Seven continuing resolutions for appropriations, a downgrade by a major rating agency of American sovereign debt, three trips to the brink of serious government disruption—this legacy may well haunt many Republicans in November, 2012. Many of the newcomers were elected by less than 55 per cent in 2010, one of the best Republican years in more than a half century. Many were elected because of unusual turnout, very high enthusiasm among soft Republicans and independents, and the failure of younger and minority voters to turn up at the polls as they had in 2008. Apparently, these newcomers believed that every turnout on election days would resemble November, 2010. In 1980, Republicans won the Senate for the first time in decades. In 1986, every single one of those first-term Republicans lost except one.

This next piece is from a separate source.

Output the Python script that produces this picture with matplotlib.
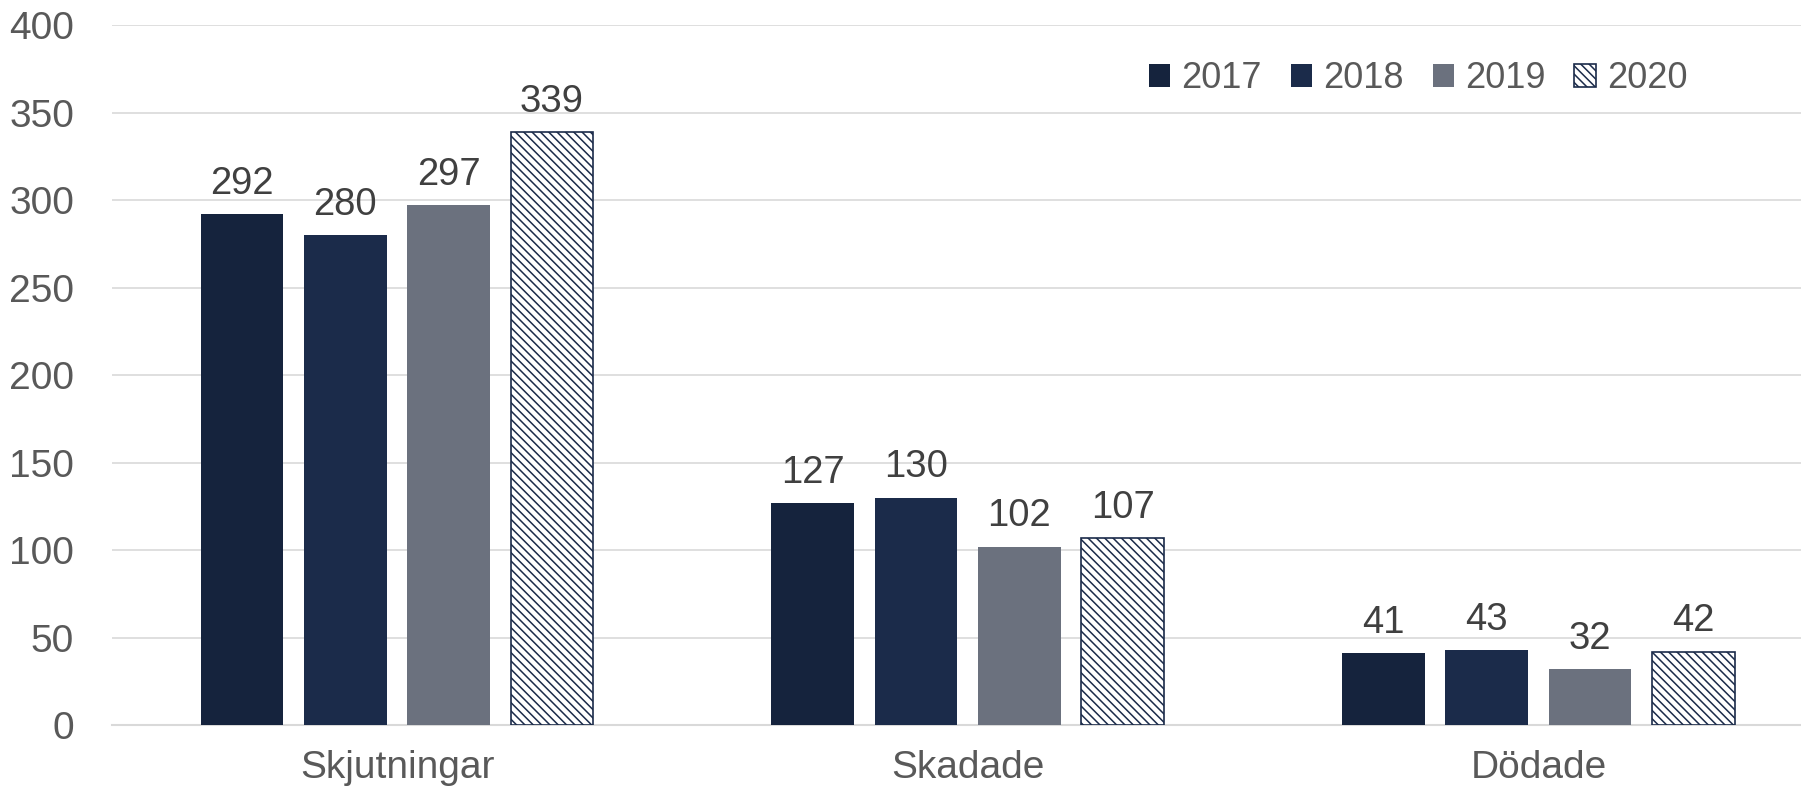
import numpy as np
import matplotlib.pyplot as plt

plt.rcParams['font.family'] = ['Liberation Sans', 'DejaVu Sans']
plt.rcParams['hatch.linewidth'] = 1.1

kategorier = ['Skjutningar', 'Skadade', 'Dödade']
ar = ['2017', '2018', '2019', '2020']
v2017 = [292, 127, 41]
v2018 = [280, 130, 43]
v2019 = [297, 102, 32]
v2020 = [339, 107, 42]
serier = [v2017, v2018, v2019, v2020]

farger = ['#15233d', '#1b2b4a', '#6b717e', 'white']

fig = plt.figure(figsize=(18.01, 7.89), dpi=100)
ax = fig.add_axes([0.062, 0.081, 0.938, 0.887])

x = np.arange(len(kategorier))
bredd = 0.145
steg = 0.181
for i, (namn, vals) in enumerate(zip(ar, serier)):
    pos = x + (i - 1.5) * steg
    if namn == '2020':
        ax.bar(pos, vals, bredd, color='white', edgecolor='#1b2b4a',
               hatch='\\\\\\\\', linewidth=1.2, label=namn, zorder=3)
    else:
        ax.bar(pos, vals, bredd, color=farger[i], label=namn, zorder=3)
    for p, v in zip(pos, vals):
        ax.text(p, v + 7, str(v), ha='center', va='bottom', fontsize=27.5, color='#404040')

ax.set_ylim(0, 400)
ax.set_yticks(range(0, 401, 50))
ax.set_xlim(-0.5, 2.46)
ax.set_xticks(x)
ax.set_xticklabels(kategorier)
ax.tick_params(axis='both', length=0, labelsize=28, labelcolor='#595959')
ax.tick_params(axis='y', pad=27)
ax.tick_params(axis='x', pad=18)
ax.grid(axis='y', color='#d9d9d9', linewidth=1.2, zorder=0)
for s in ['top', 'right', 'left']:
    ax.spines[s].set_visible(False)
ax.spines['bottom'].set_color('#d9d9d9')
ax.spines['bottom'].set_linewidth(1.5)

ax.legend(loc='upper right', bbox_to_anchor=(0.952, 0.995), ncol=4, frameon=False,
          fontsize=26, labelcolor='#595959', handlelength=0.6, handleheight=0.6,
          handletextpad=0.3, columnspacing=0.8)

fig.savefig('out.png', dpi=100)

As Tennessee Sen. Bob Corker, a serious and thoughtful Senator, said on CNBC this morning: “This has been awful,” when he was asked about the impact of the House GOP fiasco. We suspect that that judgment holds sway in the office of the Speaker this morning. In Politico this morning, Manu Raju and John Bresnahan write of the silence of Senate Minority Leader McConnell as this all unfolds. Most often, such silence speaks volumes.
A final note: alongside the theologians in both parties stand House members who believe that “if I can’t get my way, I will just throw a tantrum and vote no on everything.” Counselors who deal with teenagers often call similar behavior “acting out.” Republicans will argue, correctly, that Democrats do that, too. Here’s the difference—you are in the majority in the House. It’s your job to get the basics done at least.
Poor John Boehner, surrounded by too many members who “believe” and too many who “rebel.” He probably yearns for a few more who will help him govern.